Several organizations that have championed Mejia’s cause marked the court order with a joint statement.
“This victory is due to the courage of Hugo and his family and the solidarity of supporters from coast to coast,” Centro Legal de la Raza, the International Union of Painters and Allied Trades and the California Immigrant Policy Center, among others, said in the statement. “We are overjoyed that Hugo, his wife, and their three children will be reunited in time for Thanksgiving.”
“Hugo is a beloved part of his family, his community, and his union, and his story reminds us that we are all in this together. The fight to free Hugo is part of a larger fight to build a better world for all.”
The family paid Mejia’s bond Tuesday, according to activists and the family, but it’s unclear when exactly he’ll be released. An ICE spokesman said Mejia remained in their custody as of the late afternoon and deferred further questions to the Department of Justice.
Mejia and Nuñez gained widespread support from their communities and from people across the Bay Area and beyond after they were detained, including faith leaders and neighbors, members of Congress and colleagues from the men’s painters union in New York City. They were described as star employees at S&R Drywall, and were involved in their children’s school activities and at their local parishes.
It’s unclear why Mejia’s story had a different outcome than Nuñez’s — neither of the men had criminal records, according to attorneys with Centro Legal de la Raza in Oakland, who have assisted both men with their cases.

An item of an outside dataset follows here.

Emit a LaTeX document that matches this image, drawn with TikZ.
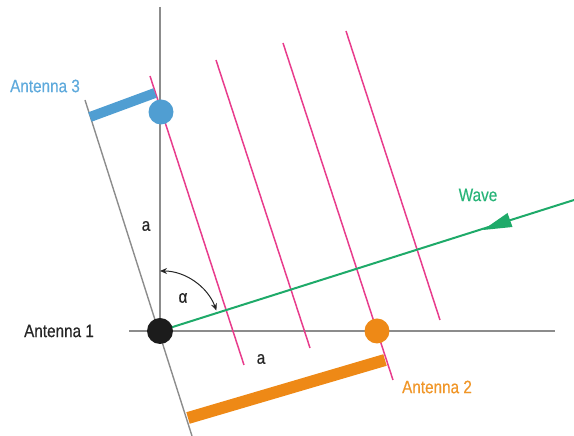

Mejia’s attorney, Lisa Knox, could not be reached for comment Tuesday.
“This is a testament to the power of solidarity and seeing union members, faith leaders, neighbors, teachers all coming together to recognize that immigrants like Hugo are really part of the heart and soul of our community,” said Jon Rodney, spokesman for the California Immigrant Policy Center in Oakland.
“We know that there are so many other people like Hugo who are still imprisoned in these cruel detention centers and so we’re going to keep fighting.”
Mejia and Nuñez — both undocumented immigrants from Jalisco, Mexico who have been in the United States for more than a decade — were detained on the base on May 3 after a military official discovered they did not have valid social security numbers during a routine identification screening and reported them to Immigration and Customs Enforcement.
“The first thing that came to my mind was why me?” Mejia said in Spanish during a phone interview with this news organization from the Rio Cosumnes Correctional Center in May.
“I’ve been here for 17 years and my record is excellent. I’ve never done anything to anyone. My bills are paid on time, I have a clean record, we’ve never asked the government for help.”
Mejia and his wife, Yadira, have three young children. His older two children are recipients of the Deferred Action for Childhood Arrivals program and the youngest is a U.S. citizen.
Munguia said she doesn’t have a clue what the family will do for Thanksgiving, but that her husband has plans for when he’s released.
“He said that if there’s a church nearby he wants to go inside to give thanks to God,” she said. “And then he wants to have a good meal.”